Data Driven and Connectedness
Getting Connected with ONgDB
Moving Beyond Big Data with ONgDB
Enterprises today are amassing data at a faster rate than ever before and largely this data flows into a data warehouse or data lake or just individual databases where it sits. With enterprises struggling to leverage it in a holistic and meaningful way for their business, the appeal of “big data” is waning. So how do enterprises begin moving beyond big data?
In the last years we’ve seen enterprises acting on the acknowledgement that organizations need to be more data driven, but there is still a gap of how to really do that well. In the years ahead we’ll see an increasing push by organizations implementing new technologies promising to get them there. It’s unfortunate, but I fear many organizations will be left disappointed. Disappointed not by the technology getting in place successfully, but by the lack of real business value derived from it.
Many technical architects and business people alike have been captivated by the size and speed of data. However, when it comes to knowledge and understanding these are not the most important parameters. Technologies that are scale first place the focus in the wrong area for solving knowledge and understanding problems. What do you gain by writing 1 billion rows per day into redshift if you don’t have that data connected in a meaningful way to rest of your organization? (Now there is definitely a time and place for just getting data persisted, but that’s a very different scenario than a BI/Recommendation/Analytics conversation about driving business understanding and decision making). Ideally you’d be doing both: getting your data persisted and connected at the same time. Too many enterprises are simply collecting and hoarding data at this point.
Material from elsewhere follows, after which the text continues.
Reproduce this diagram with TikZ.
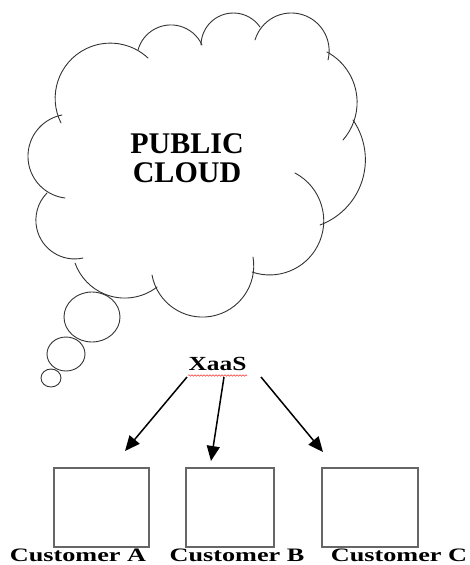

Being data driven with a concrete understanding of your organization is completely dependent on connectedness. It’s all about what things are connected to and understanding the ways they’re connected. This is the essential foundation of any business intelligence, cognitive, or predictive analytics. Without understanding at the core there is no movement beyond just having vast amounts of “big data”.
ONgDB provides and advantage in managing data due to the ease in which ONgDB can be brought into your data architecture and the short period of time needed to start seeing benefits of connecting data from your big data deluge. A flexible graph data model that is very representative of the real-world is what ONgDB has been designed from the ground up as a native graph database to read and write.
ONgDB is an ACID-compliant, transactional native graph database that guarantees reliability of the data written while providing horizontal read scalability through distributed high availability clustering. A major benefit to ONgDB being a native graph database is the ability to perform constant time traversals through your connected data. No more JOIN pain. This aspect of being native is important for a graph database because the paradigm for reading and writing data in a graph database is different from any other database type. Be wary of non-native “graph databases” because underneath that graph layer is a datastore that hasn’t been designed to deal with a highly connected graph data model.
Often times, we determine meaningful relationships between information items in advance and structuring our analytics and queries on forward-based predictions to decipher the meaning of our world. But with ONgDB, it encourages us to see the world as a connected data set whose links are made in a dynamic matter and explored in an ad-hoc manner over time.
The first step in moving beyond big data is connecting that data in a meaningful way. As a software and solution architect that needs to actually deliver real solutions I speak from experience about this. We’ve deployed sophisticated ETL pipelines feeding straight into ONgDB with over 640 million writes per day sustained on a c4.4xlarge in AWS.
As you determine the data that is relevant to connect, rest assured that ONgDB will be able to be a front-line participant in receiving your data flow so that you can leverage those connections immediately and begin moving beyond big data.